Comparison with DVC

Question

Comparison with DVC

erdnaavlis opened this issue 6 years ago · 2 comments

Hello!

First of all thank you for your contribution to the community! I’ve just found out about this and it seems to be a nice project that is growing!

You are probably familiar with dvc (https://github.com/iterative/dvc).

I’ve been investigating it in order to include it in my ML pipeline. Can you explain briefly how/if Lazydata differs from dvc? And any advantages and disadvantages? I understand that there may be some functionalities that maybe are not yet implemented purely due to time constraints or similar. I’m more interested in knowing if there are any differences in terms of paradigm.
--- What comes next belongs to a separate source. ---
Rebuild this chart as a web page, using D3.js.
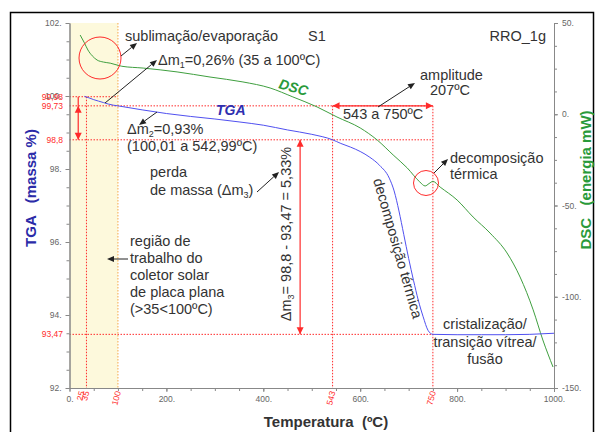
<!DOCTYPE html>
<html>
<head>
<meta charset="utf-8">
<script src="https://cdn.jsdelivr.net/npm/d3@7"></script>
<style>
  body { margin: 0; background: #fff; }
  svg { display: block; font-family: "Liberation Sans", Arial, sans-serif; }
  .ann { font-size: 14.5px; fill: #333; }
  .axis text { font-size: 8.5px; fill: #666; font-family: "Liberation Sans", Arial, sans-serif; }
  .axis path, .axis line { stroke: #888; }
</style>
</head>
<body>
<div id="chart"></div>
<script>
// TGA curve (mass %) vs temperature
const tgaTemp = [31, 40, 50, 60, 70, 80, 90, 100, 150, 200, 250, 300, 350, 400, 450, 500, 543,
                 560, 580, 600, 620, 640, 660, 670, 680, 690, 700, 710, 720, 730, 740, 750,
                 800, 850, 900, 950, 1000];
const tgaMass = [99.99, 99.95, 99.90, 99.86, 99.82, 99.78, 99.75, 99.73, 99.62, 99.52, 99.44, 99.37, 99.29, 99.20, 99.07, 98.95, 98.80,
                 98.70, 98.60, 98.48, 98.32, 98.10, 97.75, 97.40, 96.85, 96.20, 95.55, 94.95, 94.40, 93.95, 93.58, 93.47,
                 93.46, 93.46, 93.46, 93.47, 93.50];
// DSC curve (mW) vs temperature
const dscTemp = [22, 30, 38, 47, 57, 70, 84, 108, 152, 222, 290, 358, 414, 461, 511, 552, 600, 635, 668, 697,
                 723, 734, 742, 750, 765, 800, 833, 868, 903, 930, 957, 977, 998];
const dscPower = [43.4, 39.5, 35.2, 32.0, 29.7, 28.6, 28.0, 26.3, 25.3, 23.2, 20.4, 17.7, 14.4, 9.5, 4.0, -1.5, -7.5, -14.1, -22.3, -29.4,
                  -37.1, -39.3, -38.0, -36.8, -39.9, -47.0, -56.3, -65.1, -76.0, -89.2, -107.2, -123.7, -138.5];

const tempTicks = [0, 200, 400, 600, 800, 1000];
const massTicks = [92, 94, 96, 98, 100, 102];
const powerTicks = [-150, -100, -50, 0, 50];

// reference marks (red)
const refTemps = [25, 35, 100, 543, 750];
const refMass = [99.98, 99.73, 98.8, 93.47];
const refMassLabels = ["99,98", "99,73", "98,8", "93,47"];

const W = 595, H = 432;
const red = "#ff2b2b";

const svg = d3.select("#chart").append("svg")
  .attr("width", W).attr("height", H);

const x = d3.scaleLinear().domain([0, 1000]).range([69.5, 554]);
const yT = d3.scaleLinear().domain([92, 102]).range([388, 23]);
const yD = d3.scaleLinear().domain([-150, 50]).range([388, 23]);

// outer frame
svg.append("rect")
  .attr("x", 10.5).attr("y", 12.5).attr("width", 583).attr("height", 430)
  .attr("fill", "none").attr("stroke", "#000").attr("stroke-width", 1.5);

// working range band 0-100 C
svg.append("rect")
  .attr("x", x(0)).attr("y", yT(102))
  .attr("width", x(100) - x(0)).attr("height", yT(92) - yT(102))
  .attr("fill", "#fdf9dc");

// dotted reference lines
function dotted(x1, y1, x2, y2, color) {
  svg.append("line")
    .attr("x1", x1).attr("y1", y1).attr("x2", x2).attr("y2", y2)
    .attr("stroke", color || red).attr("stroke-width", 1)
    .attr("stroke-dasharray", "1.5,1.5");
}
dotted(x(0), yT(99.98), x(100), yT(99.98));
dotted(x(0), yT(99.73), x(750), yT(99.73));
dotted(x(0), yT(98.8), x(750), yT(98.8));
dotted(x(0), yT(93.47), x(750), yT(93.47));
dotted(x(35), yT(99.98), x(35), yT(92));
dotted(x(543), yT(99.73), x(543), yT(92));
dotted(x(750), yT(99.73), x(750), yT(92));
dotted(x(100), yT(102), x(100), yT(92), "#f5a84a");

// axes
svg.append("g").attr("class", "axis")
  .attr("transform", "translate(" + x(0) + ",0)")
  .call(d3.axisLeft(yT).tickValues(d3.range(92, 102.01, 0.5)).tickSize(3).tickSizeOuter(0).tickFormat(""));
svg.append("g").attr("class", "axis")
  .attr("transform", "translate(" + x(0) + ",0)")
  .call(d3.axisLeft(yT).tickValues(massTicks).tickSize(4).tickPadding(4).tickSizeOuter(0)
    .tickFormat(function(d) { return d + "."; }));

svg.append("g").attr("class", "axis")
  .attr("transform", "translate(" + x(1000) + ",0)")
  .call(d3.axisRight(yD).tickValues(d3.range(-150, 50.01, 12.5)).tickSize(3).tickSizeOuter(0).tickFormat(""));
svg.append("g").attr("class", "axis")
  .attr("transform", "translate(" + x(1000) + ",0)")
  .call(d3.axisRight(yD).tickValues(powerTicks).tickSize(4).tickPadding(4).tickSizeOuter(0)
    .tickFormat(function(d) { return d + "."; }));

svg.append("g").attr("class", "axis")
  .attr("transform", "translate(0," + yT(92) + ")")
  .call(d3.axisBottom(x).tickValues(d3.range(0, 1000.1, 50)).tickSize(3).tickSizeOuter(0).tickFormat(""));
svg.append("g").attr("class", "axis")
  .attr("transform", "translate(0," + yT(92) + ")")
  .call(d3.axisBottom(x).tickValues(tempTicks).tickSize(4).tickPadding(4).tickSizeOuter(0)
    .tickFormat(function(d) { return d + "."; }));

// red reference labels
svg.selectAll(".refm").data(refMass).enter().append("text")
  .attr("class", "refm")
  .attr("x", 63).attr("y", function(d) { return yT(d) + 3; })
  .attr("text-anchor", "end")
  .style("font-size", "8.5px").style("fill", red)
  .text(function(d, i) { return refMassLabels[i]; });

svg.selectAll(".reft").data(refTemps).enter().append("text")
  .attr("class", "reft")
  .attr("transform", function(d) { return "translate(" + (x(d) + 3) + "," + (yT(92) + 4) + ") rotate(-75)"; })
  .attr("text-anchor", "end")
  .style("font-size", "8.5px").style("fill", red)
  .text(function(d) { return d; });

// curves
const tgaLine = d3.line()
  .x(function(d, i) { return x(tgaTemp[i]); })
  .y(function(d) { return yT(d); })
  .curve(d3.curveMonotoneX);
const dscLine = d3.line()
  .x(function(d, i) { return x(dscTemp[i]); })
  .y(function(d) { return yD(d); })
  .curve(d3.curveMonotoneX);

svg.append("path").attr("d", dscLine(dscPower))
  .attr("fill", "none").attr("stroke", "#3f9f3f").attr("stroke-width", 1);
svg.append("path").attr("d", tgaLine(tgaMass))
  .attr("fill", "none").attr("stroke", "#5050f0").attr("stroke-width", 1);

// arrows
function arrow(x1, y1, x2, y2, color, len, wid) {
  color = color || "#222"; len = len || 7; wid = wid || 3;
  const a = Math.atan2(y2 - y1, x2 - x1);
  const bx = x2 - len * Math.cos(a), by = y2 - len * Math.sin(a);
  svg.append("line")
    .attr("x1", x1).attr("y1", y1).attr("x2", bx).attr("y2", by)
    .attr("stroke", color).attr("stroke-width", 1);
  const px = -Math.sin(a) * wid, py = Math.cos(a) * wid;
  svg.append("path")
    .attr("d", "M" + x2 + "," + y2 + "L" + (bx + px) + "," + (by + py) + "L" + (bx - px) + "," + (by - py) + "Z")
    .attr("fill", color);
}
function head(x2, y2, a, color) {
  const len = 7, wid = 3.5;
  const bx = x2 - len * Math.cos(a), by = y2 - len * Math.sin(a);
  const px = -Math.sin(a) * wid, py = Math.cos(a) * wid;
  svg.append("path")
    .attr("d", "M" + x2 + "," + y2 + "L" + (bx + px) + "," + (by + py) + "L" + (bx - px) + "," + (by - py) + "Z")
    .attr("fill", color);
}

// red measure arrows
svg.append("line").attr("x1", x(18)).attr("x2", x(18)).attr("y1", yT(99.98)).attr("y2", yT(98.8))
  .attr("stroke", red).attr("stroke-width", 1.2);
head(x(18), yT(99.73), -Math.PI / 2, red);
head(x(18), yT(98.8), Math.PI / 2, red);

svg.append("line").attr("x1", x(476)).attr("x2", x(476)).attr("y1", yT(98.8)).attr("y2", yT(93.47))
  .attr("stroke", red).attr("stroke-width", 1.2);
head(x(476), yT(98.8), -Math.PI / 2, red);
head(x(476), yT(93.47), Math.PI / 2, red);

svg.append("line").attr("x1", x(543)).attr("x2", x(750)).attr("y1", yT(99.73)).attr("y2", yT(99.73))
  .attr("stroke", red).attr("stroke-width", 1.2);
head(x(543), yT(99.73), Math.PI, red);
head(x(750), yT(99.73), 0, red);

// circles
svg.append("circle").attr("cx", 100).attr("cy", 58).attr("r", 21)
  .attr("fill", "none").attr("stroke", red).attr("stroke-width", 1);
svg.append("circle").attr("cx", 426).attr("cy", 183).attr("r", 12.5)
  .attr("fill", "none").attr("stroke", red).attr("stroke-width", 1);

// black pointer arrows
arrow(121, 56, 137, 43);
arrow(105, 103, 157, 60);
arrow(157, 112, 139, 125);
arrow(257, 192, 279, 172);
arrow(128, 259, 107, 259);
arrow(378, 107, 415, 83);
arrow(434, 173, 448, 159);

// texts
function txt(px, py, s, anchor) {
  return svg.append("text").attr("class", "ann")
    .attr("x", px).attr("y", py)
    .attr("text-anchor", anchor || "start")
    .text(s);
}
function subTxt(sel, parts) {
  parts.forEach(function(p) {
    if (p[1]) sel.append("tspan").attr("dy", 3).style("font-size", "9px").text(p[0]);
    else sel.append("tspan").attr("dy", p[2] || 0).text(p[0]);
  });
  return sel;
}

txt(125, 41, "sublimação/evaporação");
txt(308, 41, "S1");
txt(546, 41, "RRO_1g", "end");

subTxt(svg.append("text").attr("class", "ann").attr("x", 158).attr("y", 65),
  [["Δm"], ["1", true], ["=0,26% (35 a 100ºC)", false, -3]]);
subTxt(svg.append("text").attr("class", "ann").attr("x", 127).attr("y", 134),
  [["Δm"], ["2", true], ["=0,93%", false, -3]]);
txt(127, 151, "(100,01 a 542,99ºC)");

txt(150, 177, "perda");
subTxt(svg.append("text").attr("class", "ann").attr("x", 150).attr("y", 195),
  [["de massa (Δm"], ["3", true], [")", false, -3]]);

const regiao = ["região de", "trabalho do", "coletor solar", "de placa plana", "(>35<100ºC)"];
regiao.forEach(function(s, i) { txt(130, 246 + i * 17, s); });

txt(420, 80, "amplitude");
txt(450, 95, "207ºC", "middle");
txt(343, 119, "543 a 750ºC");
txt(450, 163, "decomposição");
txt(450, 179, "térmica");

svg.append("text").attr("class", "ann")
  .attr("transform", "translate(373,180) rotate(74)")
  .text("decomposição térmica");

subTxt(svg.append("text").attr("class", "ann")
  .attr("transform", "translate(291,234) rotate(-90)")
  .attr("text-anchor", "middle"),
  [["Δm"], ["3", true], ["= 98,8 - 93,47 = 5,33%", false, -3]]);

["cristalização/", "transição vítrea/", "fusão"].forEach(function(s, i) {
  txt(485, 329 + i * 17.5, s, "middle");
});

svg.append("text")
  .attr("x", 216).attr("y", 115)
  .style("font-size", "14px").style("font-weight", "bold").style("font-style", "italic")
  .style("fill", "#2f2fb0").text("TGA");
svg.append("text")
  .attr("transform", "translate(278,88) rotate(16)")
  .style("font-size", "14px").style("font-weight", "bold").style("font-style", "italic")
  .style("fill", "#2a9a3a").text("DSC");

// axis titles
svg.append("text")
  .attr("transform", "translate(36,188) rotate(-90)")
  .attr("text-anchor", "middle")
  .attr("xml:space", "preserve")
  .style("white-space", "pre")
  .style("font-size", "15px").style("font-weight", "bold").style("fill", "#2b2ba8")
  .text("TGA   (massa %)");
svg.append("text")
  .attr("transform", "translate(591,180) rotate(-90)")
  .attr("text-anchor", "middle")
  .style("white-space", "pre")
  .style("font-size", "15px").style("font-weight", "bold").style("fill", "#2a9a3a")
  .text("DSC   (energia mW)");
svg.append("text")
  .attr("x", 326).attr("y", 427)
  .attr("text-anchor", "middle")
  .style("white-space", "pre")
  .style("font-size", "15px").style("font-weight", "bold").style("fill", "#333")
  .text("Temperatura  (ºC)");
</script>
</body>
</html>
Ps- if you have a different channel for these kind of questions please let me know.

Thank you very much!

Answer 1 · 2018-09-03T20:03:04.000Z

Hi Andre!

Sure, so at the moment the main differences are in a couple of design decisions:

In DVC there is an extra .dvc file for every data file you have. In lazydata all file metadata is stored in a single file lazydata.yml.
DVC uses the same basic paradigm as git-lfs - data files are tightly coupled to the repository, and after doing git pull you would normally do dvc pull that will pull all the data files. In lazydata, you normally download files "lazily", i.e. calling track() on a file that is tracked but missing from the local copy will download it. The idea is to enable you to simply track all of your data files without worrying about someone else downloading it, because they'll only ever download it if they need it.
The main interface of lazydata is programatic (ie from within Python) and I'll continue developing it in that direction. The main interface of dvc and git-lfs is command-line.

Of course, DVC and git-lfs have more features at the moment, but I expect the differences in these design decisions will remain the same. Hope this answers the question!

Answer 2 · 2018-09-04T14:11:27.000Z

Thank you very much for your reply @rstojnic. It makes sense, and your point 2., is very appealing.

I’ll make sure to give Lazydata a try soon :)